● What needs to be done:
Your task is to write out only the lines running from the line with "What matplotlib code" to the line with "['-0.5', '-0.25', '0', '0.25', '0.5', '0.75', '1']", both ends kept, with no images.

Entries with chart source code
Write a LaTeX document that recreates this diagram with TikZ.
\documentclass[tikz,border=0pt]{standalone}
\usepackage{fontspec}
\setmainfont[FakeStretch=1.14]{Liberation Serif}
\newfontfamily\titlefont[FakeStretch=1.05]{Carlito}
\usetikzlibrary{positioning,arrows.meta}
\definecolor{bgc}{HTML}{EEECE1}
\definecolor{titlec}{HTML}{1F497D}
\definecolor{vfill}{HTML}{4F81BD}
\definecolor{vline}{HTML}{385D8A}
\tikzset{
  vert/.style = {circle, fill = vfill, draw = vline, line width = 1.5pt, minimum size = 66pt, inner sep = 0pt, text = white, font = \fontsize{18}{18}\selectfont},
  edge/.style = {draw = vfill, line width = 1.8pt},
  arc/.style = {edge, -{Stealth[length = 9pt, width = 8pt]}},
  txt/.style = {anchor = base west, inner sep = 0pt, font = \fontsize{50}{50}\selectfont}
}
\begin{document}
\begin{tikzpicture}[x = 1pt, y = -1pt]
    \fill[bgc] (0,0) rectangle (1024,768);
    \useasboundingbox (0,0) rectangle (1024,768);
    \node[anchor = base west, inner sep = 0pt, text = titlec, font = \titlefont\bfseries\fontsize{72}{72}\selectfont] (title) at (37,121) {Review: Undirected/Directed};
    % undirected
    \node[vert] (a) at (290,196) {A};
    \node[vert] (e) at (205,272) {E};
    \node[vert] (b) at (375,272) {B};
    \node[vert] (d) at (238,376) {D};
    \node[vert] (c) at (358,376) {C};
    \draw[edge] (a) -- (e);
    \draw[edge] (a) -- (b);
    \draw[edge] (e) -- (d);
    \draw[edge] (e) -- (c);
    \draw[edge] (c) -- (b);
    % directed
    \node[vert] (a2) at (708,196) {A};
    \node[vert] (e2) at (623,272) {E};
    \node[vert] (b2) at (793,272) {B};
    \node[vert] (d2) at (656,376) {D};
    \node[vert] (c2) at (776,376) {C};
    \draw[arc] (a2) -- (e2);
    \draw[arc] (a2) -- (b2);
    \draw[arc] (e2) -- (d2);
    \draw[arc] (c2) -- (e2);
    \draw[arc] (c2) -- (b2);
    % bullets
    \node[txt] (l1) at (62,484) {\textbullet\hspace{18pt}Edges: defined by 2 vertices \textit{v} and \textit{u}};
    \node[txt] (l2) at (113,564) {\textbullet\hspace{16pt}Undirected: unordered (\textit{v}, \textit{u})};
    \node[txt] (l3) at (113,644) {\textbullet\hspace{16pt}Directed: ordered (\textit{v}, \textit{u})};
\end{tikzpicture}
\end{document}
==
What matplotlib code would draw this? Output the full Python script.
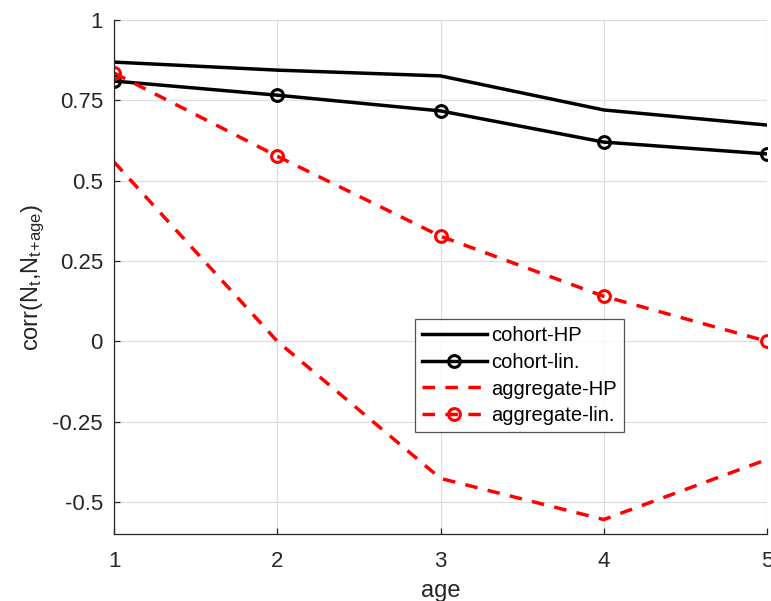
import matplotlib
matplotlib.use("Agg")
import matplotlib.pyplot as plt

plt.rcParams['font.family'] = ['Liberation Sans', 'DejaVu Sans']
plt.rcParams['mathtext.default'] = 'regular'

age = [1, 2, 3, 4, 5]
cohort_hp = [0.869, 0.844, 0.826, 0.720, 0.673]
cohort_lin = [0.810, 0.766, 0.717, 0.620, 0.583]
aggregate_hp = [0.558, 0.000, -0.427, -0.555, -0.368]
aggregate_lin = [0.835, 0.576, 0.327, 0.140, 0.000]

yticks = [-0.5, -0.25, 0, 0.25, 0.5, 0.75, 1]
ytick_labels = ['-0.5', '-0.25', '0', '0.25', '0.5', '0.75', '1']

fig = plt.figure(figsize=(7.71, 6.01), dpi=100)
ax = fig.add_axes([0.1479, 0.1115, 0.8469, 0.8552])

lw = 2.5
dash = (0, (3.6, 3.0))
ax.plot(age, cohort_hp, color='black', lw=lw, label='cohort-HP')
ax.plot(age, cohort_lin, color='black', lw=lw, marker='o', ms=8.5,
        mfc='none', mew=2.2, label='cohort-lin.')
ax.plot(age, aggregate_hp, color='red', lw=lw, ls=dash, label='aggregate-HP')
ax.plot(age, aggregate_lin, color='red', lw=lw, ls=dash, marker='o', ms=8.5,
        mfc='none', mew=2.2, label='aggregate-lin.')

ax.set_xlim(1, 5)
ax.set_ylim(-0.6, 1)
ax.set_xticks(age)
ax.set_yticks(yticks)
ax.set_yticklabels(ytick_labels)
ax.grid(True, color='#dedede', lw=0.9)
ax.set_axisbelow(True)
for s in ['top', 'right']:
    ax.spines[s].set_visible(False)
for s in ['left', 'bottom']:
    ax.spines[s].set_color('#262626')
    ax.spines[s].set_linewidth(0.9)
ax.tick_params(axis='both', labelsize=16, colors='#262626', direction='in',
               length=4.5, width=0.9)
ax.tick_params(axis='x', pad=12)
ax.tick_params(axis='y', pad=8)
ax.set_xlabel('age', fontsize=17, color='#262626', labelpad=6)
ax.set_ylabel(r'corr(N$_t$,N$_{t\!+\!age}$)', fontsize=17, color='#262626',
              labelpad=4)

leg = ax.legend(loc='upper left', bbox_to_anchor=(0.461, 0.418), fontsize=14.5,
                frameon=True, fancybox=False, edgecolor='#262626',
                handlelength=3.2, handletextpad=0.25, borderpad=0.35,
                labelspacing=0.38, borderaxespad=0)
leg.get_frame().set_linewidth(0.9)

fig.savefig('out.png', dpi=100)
==
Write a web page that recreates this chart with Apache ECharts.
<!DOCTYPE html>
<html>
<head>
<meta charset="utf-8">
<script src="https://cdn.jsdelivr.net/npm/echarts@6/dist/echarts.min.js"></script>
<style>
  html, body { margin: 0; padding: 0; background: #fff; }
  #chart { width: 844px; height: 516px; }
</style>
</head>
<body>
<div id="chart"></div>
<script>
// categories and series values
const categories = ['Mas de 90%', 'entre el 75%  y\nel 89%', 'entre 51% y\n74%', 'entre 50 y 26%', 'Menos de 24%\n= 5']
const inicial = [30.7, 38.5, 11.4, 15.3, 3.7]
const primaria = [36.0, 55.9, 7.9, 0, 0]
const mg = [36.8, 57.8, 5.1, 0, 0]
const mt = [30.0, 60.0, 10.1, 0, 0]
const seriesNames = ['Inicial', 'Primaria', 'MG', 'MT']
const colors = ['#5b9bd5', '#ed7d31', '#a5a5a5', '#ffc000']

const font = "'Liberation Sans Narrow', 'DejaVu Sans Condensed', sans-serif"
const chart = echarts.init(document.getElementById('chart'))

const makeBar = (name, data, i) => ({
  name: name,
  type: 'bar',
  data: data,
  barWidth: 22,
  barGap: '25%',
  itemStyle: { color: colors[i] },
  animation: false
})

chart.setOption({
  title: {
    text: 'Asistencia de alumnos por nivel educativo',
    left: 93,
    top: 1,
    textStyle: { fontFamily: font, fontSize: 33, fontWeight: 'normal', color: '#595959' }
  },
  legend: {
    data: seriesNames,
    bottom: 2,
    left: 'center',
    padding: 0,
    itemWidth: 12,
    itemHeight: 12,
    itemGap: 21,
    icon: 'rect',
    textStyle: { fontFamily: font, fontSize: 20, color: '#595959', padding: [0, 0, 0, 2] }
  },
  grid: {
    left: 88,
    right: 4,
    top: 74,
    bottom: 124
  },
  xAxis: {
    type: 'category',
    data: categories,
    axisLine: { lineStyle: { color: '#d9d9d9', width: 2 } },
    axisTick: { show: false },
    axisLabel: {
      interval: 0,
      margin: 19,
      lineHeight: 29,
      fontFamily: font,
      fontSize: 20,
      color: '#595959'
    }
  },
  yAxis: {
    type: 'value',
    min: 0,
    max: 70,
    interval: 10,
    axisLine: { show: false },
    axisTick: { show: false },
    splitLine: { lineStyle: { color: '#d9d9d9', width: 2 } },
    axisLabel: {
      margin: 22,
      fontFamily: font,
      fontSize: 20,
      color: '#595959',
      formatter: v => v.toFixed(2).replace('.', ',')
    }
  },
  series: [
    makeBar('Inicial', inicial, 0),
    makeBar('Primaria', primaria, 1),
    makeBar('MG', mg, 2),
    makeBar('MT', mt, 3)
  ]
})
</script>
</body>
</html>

● Task response:
What matplotlib code would draw this? Output the full Python script.
import matplotlib
matplotlib.use("Agg")
import matplotlib.pyplot as plt

plt.rcParams['font.family'] = ['Liberation Sans', 'DejaVu Sans']
plt.rcParams['mathtext.default'] = 'regular'

age = [1, 2, 3, 4, 5]
cohort_hp = [0.869, 0.844, 0.826, 0.720, 0.673]
cohort_lin = [0.810, 0.766, 0.717, 0.620, 0.583]
aggregate_hp = [0.558, 0.000, -0.427, -0.555, -0.368]
aggregate_lin = [0.835, 0.576, 0.327, 0.140, 0.000]

yticks = [-0.5, -0.25, 0, 0.25, 0.5, 0.75, 1]
ytick_labels = ['-0.5', '-0.25', '0', '0.25', '0.5', '0.75', '1']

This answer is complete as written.